There are others who suggest that standards are a waste of time, and in reality, Microsoft has the lion’s share of the market, so they, rather than W3C, the World Wide Web Consortium, set the standard.
Personally, I am a practical advocate of standards. If I am building a page and it doesn’t render properly the first thing I do is validate the markup. If you build to standards then it is easier to find out problems. The second reason I try to be standards compliant is because it makes it easier to build accessible pages. And the third reason is that, I am a computer programmer. I am used to building things according to the specs. As a programmer I am also used to the specs being a lot of rubbish and in no way representing the desires of the users, but that is another matter.
Those, to me, are reason enough, to build web sites according to the standards, or recommendations as they call them, of the W3C. And like everyone else who designs according to those standards I have problems with Internet Explorer. Every designer knows the scenario.
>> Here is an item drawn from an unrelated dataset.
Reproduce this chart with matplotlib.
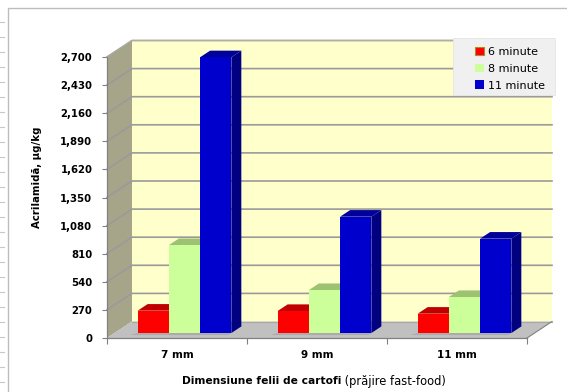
import matplotlib.pyplot as plt
from matplotlib.patches import Polygon, Rectangle
from matplotlib.lines import Line2D

# acrylamide content by slice size and frying time
categories = ['7 mm', '9 mm', '11 mm']
series = ['6 minute', '8 minute', '11 minute']
min6 = [215, 212, 186]
min8 = [845, 413, 346]
min11 = [2650, 1118, 907]
values = [min6, min8, min11]
yticks = [0, 270, 540, 810, 1080, 1350, 1620, 1890, 2160, 2430, 2700]

front_col = ['#FF0000', '#CCFF99', '#0000CC']
top_col = ['#C00000', '#9CC272', '#00009A']
side_col = ['#A00000', '#8DB262', '#000080']

W, H = 567, 392
fig = plt.figure(figsize=(W / 100, H / 100), dpi=100)
fig.patch.set_facecolor('white')

ax = fig.add_axes([107 / W, 54 / H, 420 / W, 281 / H])
ax.set_xlim(0, 3)
ax.set_ylim(0, 2700)
ax.patch.set_visible(False)

# oblique depth of the box, in data units
DX = 25 / 420 * 3
DY = 16.5 / 281 * 2700


def p(x, y, d):
    return (x + d * DX, y + d * DY)


def face(pts, color, z, ec='none', lw=0):
    ax.add_patch(Polygon(pts, closed=True, fc=color, ec=ec, lw=lw,
                         zorder=z, clip_on=False))


def edge(pts, z=2, color='#9A9A9A', lw=1.2):
    xs, ys = zip(*pts)
    ax.add_line(Line2D(xs, ys, color=color, lw=lw, zorder=z, clip_on=False))


# walls and floor
face([p(0, 0, 1), p(3, 0, 1), p(3, 2700, 1), p(0, 2700, 1)], '#FFFFCC', 1)
face([p(0, 0, 0), p(0, 0, 1), p(0, 2700, 1), p(0, 2700, 0)], '#A6A58A', 1)
face([p(0, 0, 0), p(3, 0, 0), p(3, 0, 1), p(0, 0, 1)], '#C0C0C0', 1)

for v in yticks[1:]:
    edge([p(0, v, 0), p(0, v, 1), p(3, v, 1)])
edge([p(0, 0, 1), p(3, 0, 1)], color='#A8A8A8', lw=0.8)
edge([p(3, 0, 0), p(3, 0, 1)], color='#808080', lw=0.8)
edge([p(0, 2700, 0), p(0, 2700, 1), p(3, 2700, 1)], color='#B0B0A0', lw=0.8)

# columns
bw = 0.223
gap = (1 - 3 * bw) / 2
d0, d1 = 0.3, 0.7
z = 5
handles = []
for j, vals in enumerate(values):
    for i, v in enumerate(vals):
        x0 = i + gap + j * bw
        x1 = x0 + bw
        # soft shadow on the floor
        if j == 0:
            face([p(x0 - 0.03, 0, d0 - 0.12), p(x0 + 3 * bw, 0, d0 - 0.12),
                  p(x0 + 3 * bw, 0, d0), p(x0, 0, d0)], '#ABABAB', 3)
        face([p(x1, 0, d0), p(x1, 0, d1), p(x1, v, d1), p(x1, v, d0)],
             side_col[j], z)
        face([p(x0, v, d0), p(x1, v, d0), p(x1, v, d1), p(x0, v, d1)],
             top_col[j], z)
        bx, by = p(x0, 0, d0)
        r = Rectangle((bx, by), bw, v, fc=front_col[j], ec='none',
                      zorder=z, clip_on=False)
        ax.add_patch(r)
        z += 1
    handles.append(Rectangle((0, 0), 1, 1, fc=front_col[j],
                             ec='#B08A20' if j == 0 else 'none', lw=0.8))

# axes
for s in ['top', 'right']:
    ax.spines[s].set_visible(False)
for s in ['left', 'bottom']:
    ax.spines[s].set_color('#808080')
    ax.spines[s].set_linewidth(0.9)
    ax.spines[s].set_zorder(30)

ax.set_yticks(yticks)
ax.set_yticklabels([f'{v:,}' for v in yticks], fontsize=7.3,
                   fontweight='bold')
ax.tick_params(axis='y', length=3.5, color='#808080', pad=7)
ax.set_xticks([0, 1, 2, 3])
ax.set_xticklabels([])
ax.set_xticks([0.5, 1.5, 2.5], minor=True)
ax.set_xticklabels(categories, minor=True, fontsize=7.5, fontweight='bold')
ax.tick_params(axis='x', which='major', length=4, color='#808080')
ax.tick_params(axis='x', which='minor', length=0, pad=9)

fig.text(37 / W, 1 - 177 / H, 'Acrilamidă, µg/kg', rotation=90,
         fontsize=7.3, fontweight='bold', ha='center', va='center')

t1 = fig.text(182 / W, 1 - 381 / H, 'Dimensiune felii de cartofi',
              fontsize=7.7, fontweight='bold', ha='left', va='center')
ax.annotate(' (prăjire fast-food)', xy=(1, 0.5), xycoords=t1,
            fontsize=8.3, ha='left', va='center')

# legend panel
fig.add_artist(Rectangle((453 / W, 1 - 95 / H), 102 / W, 57 / H,
                         transform=fig.transFigure, fc='#F0F0F0',
                         ec='#E4E4E4', lw=0.6, zorder=40))
leg = fig.legend(handles, series, loc='upper left',
                 bbox_to_anchor=(466 / W, 1 - 38 / H), frameon=False,
                 fontsize=8, handlelength=0.8, handleheight=0.8,
                 handletextpad=0.35, labelspacing=0.6, borderpad=0.3)
leg.set_zorder(41)

# chart area border and ruler marks
fig.add_artist(Rectangle((8 / W, -0.1), 1.2, 1.1 - 8 / H,
                         transform=fig.transFigure, fill=False,
                         ec='#BDBDBD', lw=1))
for yy in range(22, H, 15):
    fig.add_artist(Line2D([0, 4 / W], [1 - yy / H, 1 - yy / H],
                          transform=fig.transFigure, color='#C8C8C8', lw=0.8))

fig.savefig('out.png', dpi=100)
You build a page, test it in Firefox or Mozilla or Opera or Safari if you are on a Mac, and it looks great. You then test it on IE and it looks rubbish. You get up, wander around a bit cursing, put in a hack to fix it, and go on to the next stage. And the same thing happens. Over and over again.
I work at home and so my wife gets to see and hear the frustration and mounting anger as I condemn Microsoft to seven eternities in hell. By now she knows that IE is a bad browser, it is broken. She knows that Firefox is better. But which browser does she use? You guessed it. Internet Explorer.
I could have installed Firefox on her computer but intentionally I didn’t. Everything else on her PC is there because I installed it. My wife is an intelligent woman. She could install all her own software but she takes the view that she doesn’t need to, I will do it for her. But I didn’t install Firefox. I was waiting to see how long it would be before she realised that her browser needed changing. She knows I use Firefox, and she knows why, I have told her often enough. But she doesn’t feel the need to change. Why should she? IE works well enough.
And therein lies the problem. If people who know that there is a better browser out there won’t change, what hope is there for more standards compliance. Some of them might say that they know that Firefox is better but they couldn’t be bothered. In my wife’s case she doesn’t have to bother. All she has to do is ask. And she has asked me to install plenty of other software.
I think for most people, changing to a standards compliant browser is a tenth order issue, its importance rating is practically zero. And as long as users won’t change designers have to continue to build sites that work in all browsers. And while we do that we perpetuate the users’ reluctance to change. And so the circle goes round.
Is there any chance of change? Will standards compliant browsers ever have market dominance? I fear the answer is no. Rather sad, isn’t it?